The turning point of Keller’s life was when her parents hired a  20-year -old visually impaired young lady named Anne Sullivan to tutor her.  Sullivan and Keller “clicked,” and, as they say, the rest was history.

As I said, Keller,  became an inspiration for all impaired people, not just women.  She became a strong advocate for women’s rights, particularly suffrage, a prolific writer, publishing more than a dozen books and articles, and a tireless lecturer.  Politically, she was a socialist and a strong advocate for the working class.

In the 1960s Keller suffered a series of strokes and spent the last few years of her life at home, essentially bedridden.  In 1964 President Johnson awarded her the Presidential Medal of Freedom, and in 1965 she was elected to the National Women’s Hall of Fame.  Her likeness is on both  a postage stamp and the Alabama state quarter (in braille).

She died on June 1, 1968, but she left behind a powerful legacy that one should not allow himself to live as a victim of his or her physical limitations.

Keller’s story was portrayed in the 1962 movie, The Miracle Worker, which starred Patty Duke as Keller and Anne Bancroft as Sullivan. It is a very powerful movie, and I recommend it.

Florence Nightingale

Florence Nightingale was a social reformer and a statistician, but she is primarily known as the founder of modern nursing.  She rose to fame during the Crimean War for training nurses and tending to wounded soldiers.  She was a tireless caregiver, even making rounds of the wounded at night carrying a lamp.  Thus, she became known as “The Lady with the Lamp.”  Although some historians have claimed her contributions during the war were exaggerated by the contemporary press, her post-war achievements in the nascent field of nursing cannot be denied.

Florence Nightingale was born on May 12, 1820 in Florence, Italy.  Her name is derived from the city of her birth.

Her family was wealthy and well connected.  When she developed an interest in nursing her family was strongly opposed.  Florence was expected to conform to the social norms of the day for wealthy, well-bred women – marry well and raise children.  However, Florence was not to be denied.  She educated herself as to the science of nursing and eventually her family accepted her desire to become a nurse.

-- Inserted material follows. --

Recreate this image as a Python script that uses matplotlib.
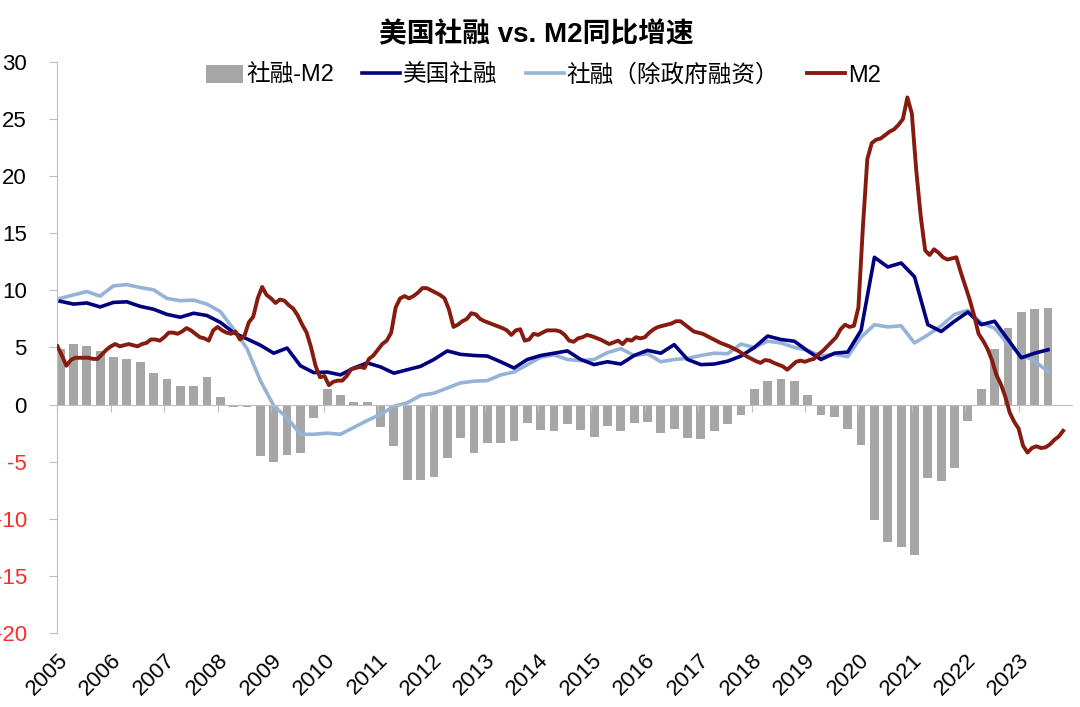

In 1853 the Crimean War broke out on the Balkan Peninsula (southeastern Europe) between Britain, France, Sardinia and the Ottoman Empire on one side and Russia on the other.  It was a particularly brutal war and many more soldiers were dying from illness than battle wounds.  Florence convinced the British government to permit her to travel to the area accompanied by some 38 nurses she had trained.  She found the sanitary conditions to be appalling.  Medicines were scarce; proper hygiene was non-existent; hospital tents were overcrowded and poorly ventilated; and mass infections of typhus and cholera were common.  The simplest wound was often a death sentence.  Reporting back to the British government she convinced them to improve conditions.

It was during this time that she earned the moniker “The Lady with the Lamp.”  It was derived from a story filed by a reporter for the London Times, which read, in part: “she is a ‘ministering angel’ … every poor fellow’s face softens with gratitude at the sight of her… she may be observed alone, with a little lamp in her hand, making her solitary rounds.”  Whether exaggerated or not, there seems to be little doubt that Florence’s contributions saved thousands of lives.

After the war Florence continued her work, advocating for improved sanitary conditions and training nurses.  For example, she spent time in India where she noted that contaminated water and poor drainage were contributing to illness.  Many of the nurses she trained when on to ply her philosophy in other countries, notably the US during the Civil War.

Florence died on August 13, 1910 in London, but her contributions to society will live on.


Limitations of time and space limited me to just the above three women.  We all know that there have been many, many more.  Please advise me of  others that I may have  omitted.